What a crew of talent to get together on one paper before they were at all appreciated elsewhere. Wells and Shaw, Chalmers Mitchell, D. S. McColl, and Cunninghame Graham. I think the best staff ever seen on any weekly paper in the world; and that on a paper which was practically bankrupt when I took it over; and yet all these men remained with me for the three or four years of my editorship.

Wells impressed me as about the best mind that I had met in my many years in England: a handsome body and fine head. I had hoped extraordinary things from him, but the Great War seems to have shaken Mm, and his latest attempt to write a natural history of the earth chilled me. A history of humanity to the present time in which Shakespeare is not mentioned and Jesus is dismissed in a page carelessly, if not with contempt, shocks me. Yet as Browning said, Thus we half-men struggle.

I can hardly mention Wells at this time without speaking of Bernard Shaw: I had known Shaw before I took over the Fortnightly. I had heard him speak in the East End and had thought his communism shallow, for it left out individualism, which is at least as important a force. But after getting him to work for me as dramatic critic on the Saturday, I met him almost every week.

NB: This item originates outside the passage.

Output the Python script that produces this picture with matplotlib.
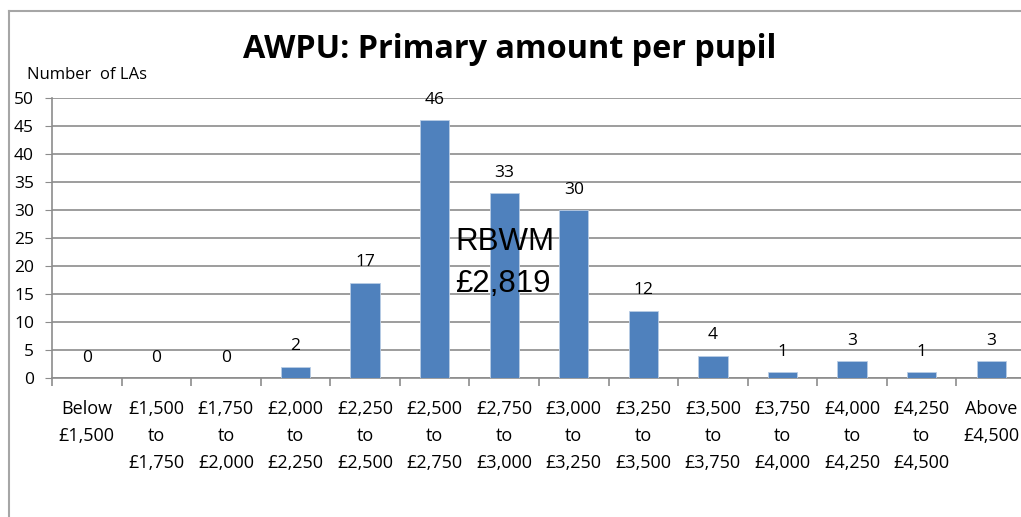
import matplotlib
matplotlib.use("Agg")
import matplotlib.pyplot as plt
from matplotlib.lines import Line2D

# data
categories = ["Below\n£1,500", "£1,500\nto\n£1,750", "£1,750\nto\n£2,000", "£2,000\nto\n£2,250",
              "£2,250\nto\n£2,500", "£2,500\nto\n£2,750", "£2,750\nto\n£3,000", "£3,000\nto\n£3,250",
              "£3,250\nto\n£3,500", "£3,500\nto\n£3,750", "£3,750\nto\n£4,000", "£4,000\nto\n£4,250",
              "£4,250\nto\n£4,500", "Above\n£4,500"]
num_las = [0, 0, 0, 2, 17, 46, 33, 30, 12, 4, 1, 3, 1, 3]
y_ticks = [0, 5, 10, 15, 20, 25, 30, 35, 40, 45, 50]

bar_color = "#4F81BD"
grid_color = "#8C8C8C"
font = "Open Sans"

fig = plt.figure(figsize=(10.21, 5.17), dpi=100)
ax = fig.add_axes([52 / 1021, 139 / 517, 974 / 1021, 280 / 517])

xs = list(range(len(categories)))
ax.bar(xs, num_las, width=0.42, color=bar_color, edgecolor="#B9CDE5", linewidth=0.6, zorder=3)

for x, v in zip(xs, num_las):
    ax.annotate(str(v), (x, v), xytext=(0, 9), textcoords="offset points",
                ha="center", va="bottom", fontsize=12.5, family=font)

ax.set_xlim(-0.5, len(categories) - 0.5)
ax.set_ylim(0, 50)
ax.set_yticks(y_ticks)
ax.set_yticklabels([str(t) for t in y_ticks], fontsize=12.5, family=font)
ax.yaxis.grid(True, color=grid_color, linewidth=1.2, zorder=0)
ax.tick_params(axis="y", length=5, color=grid_color, pad=8)

ax.set_xticks(xs)
ax.set_xticklabels(categories, fontsize=13, family=font, linespacing=1.65)
ax.set_xticks([x - 0.5 for x in xs] + [len(categories) - 0.5], minor=True)
ax.tick_params(axis="x", which="major", length=0, pad=16)
ax.tick_params(axis="x", which="minor", length=6, color=grid_color, width=1.2)

for side in ["top", "right"]:
    ax.spines[side].set_visible(False)
for side in ["left", "bottom"]:
    ax.spines[side].set_color(grid_color)
    ax.spines[side].set_linewidth(1.2)

fig.text(510 / 1021, 1 - 49 / 517, "AWPU: Primary amount per pupil", ha="center", va="center",
         fontsize=23.3, fontweight="bold", family=font)
fig.text(27 / 1021, 1 - 75 / 517, "Number  of LAs", ha="left", va="center", fontsize=12, family=font)

ax.text(455 / 1021, 1 - 263 / 517, "RBWM\n£2,819", transform=fig.transFigure, ha="left", va="center",
        fontsize=22.5, family="Liberation Sans", linespacing=1.52, zorder=5)

# chart frame (cropped at right and bottom)
frame_kw = dict(color="#A6A6A6", linewidth=1.5, transform=fig.transFigure)
fig.add_artist(Line2D([9 / 1021, 9 / 1021], [0, 1 - 11 / 517], **frame_kw))
fig.add_artist(Line2D([9 / 1021, 1], [1 - 11 / 517, 1 - 11 / 517], **frame_kw))

fig.savefig("out.png", dpi=100)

I saw at once that he had a good mind: one of the best of his time indeed; but somehow or other his extremely slight body and his vegetarianism became to me typical of the man.

His plays, too, are all full of Shaw. In one play Shaw assumes a dozen different names; but the characters are all Shaw. His is an acute intelligence, delighting in reasoning and argument, but never going deep, seldom indeed reaching creation of any value. When I think of Bernard Shaw, I am always reminded of Vauvenargues' fine word: "All great thoughts come from the heart." All Shaw's thoughts come from the head.

The other day I was amused by a criticism of Shaw by a Mr. James Agate who is, I believe, the dramatic critic of the Sunday Times. He lays it down that Mr.

Shaw is not able to create a human being. "All the Shavian creations," he says "are like Martians or Selenites or other fantastic creatures with enormous brains and no bodies and consequently no appetites." Yet he goes on to assert that "There more fundamental brains in any single play of Shaw's than in the whole of Shakespeare's output." To me this is worse than fantastic silliness.

But I remember that Shaw, many years ago, told me, and he has written it somewhere, that it humiliated him to compare his brains with Shakespeare's;

I told him roundly I could give him a dozen instances where Shakespeare has used more brains in two or three lines than is to be found in all Shaw's work.

He challenged me for an instance, and I gave him one: Shakespeare's Cleopatra is with Antony in Egypt, and Antony goes to meet Caesar.

Cleopatra feels instinctively that no one can fight Caesar successfully; dreading Caesar's power, she fled from Actium; but at the end of the day Antony returns in triumph and says that he has beaten Caesar to his camp; he cries to her … leap thou, attire and all, Through proof of harness to my heart, and there Ride on the pants triumphing! leap thou, attire and all, And her reply is Lord of Lords!